Search This Blog

Your Hadoop job might fail due to invalid gzip files

We can use compressed data formats like gzip ,bzip2 and LZO in Hadoop. Gzip is not splittable and is suitable for small files.bzip2 is splittable,though lzo is by default not splittable we can make it splittable.I have seen many people also using gzip files in hadoop. If you have any corrupt gz files ,your job will fail.It is good idea to test gz files for errors before submitting a job.

gzip command comes with t option that will test existing gz file and If no errors found in file ,no message is thrown.

hdfs@cluter10-1:~> gzip -t test.txt.gz


If any errors are found it will throw them on console.
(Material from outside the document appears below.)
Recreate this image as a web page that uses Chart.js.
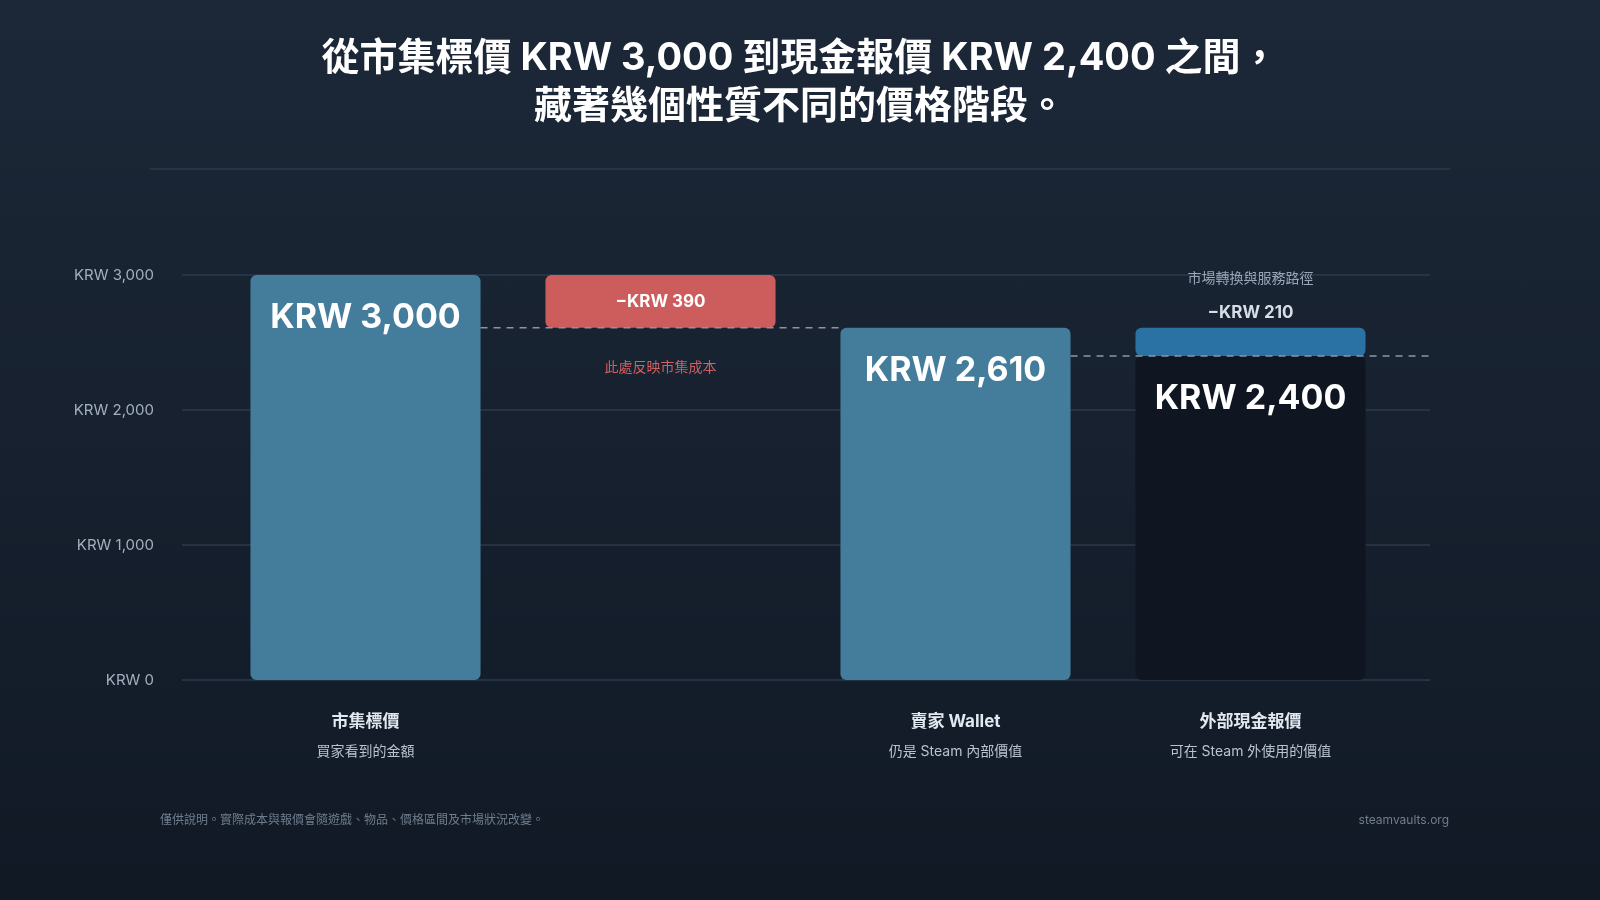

hdfs@cluter10-1:~> gzip -t test.gz

gzip: test.gz: not in gzip format

We can even check files that are available in HDFS for errors.

hdfs@cluter10-1:~> hdfs dfs -cat /data/sample/test.txt.gz|gzip -t

You might have so many gz files in a folder then It is time taking process to test them individually.
We can write small script to check all gz files in a directory for errors . 

First line Take all files from given directory using AWK command that picks 8 occurrence after applying space delimiter. and all files are passed to for loop.

for i in `hdfs dfs -ls gz/*|awk -F" " '{print $8}'`
echo "checking $i"
hdfs dfs -cat $i|gzip -t

Third line prints file that is being checked now. and Fourth line actually checks file for errors. If your hadoop job fails with file related errors and you have gz files , then this article is useful.

Below error might be related to invalid gz files.

createBlockOutputStream Premature EOF: no length prefix available

Hope this small script is useful for you.

Happy Hadooping.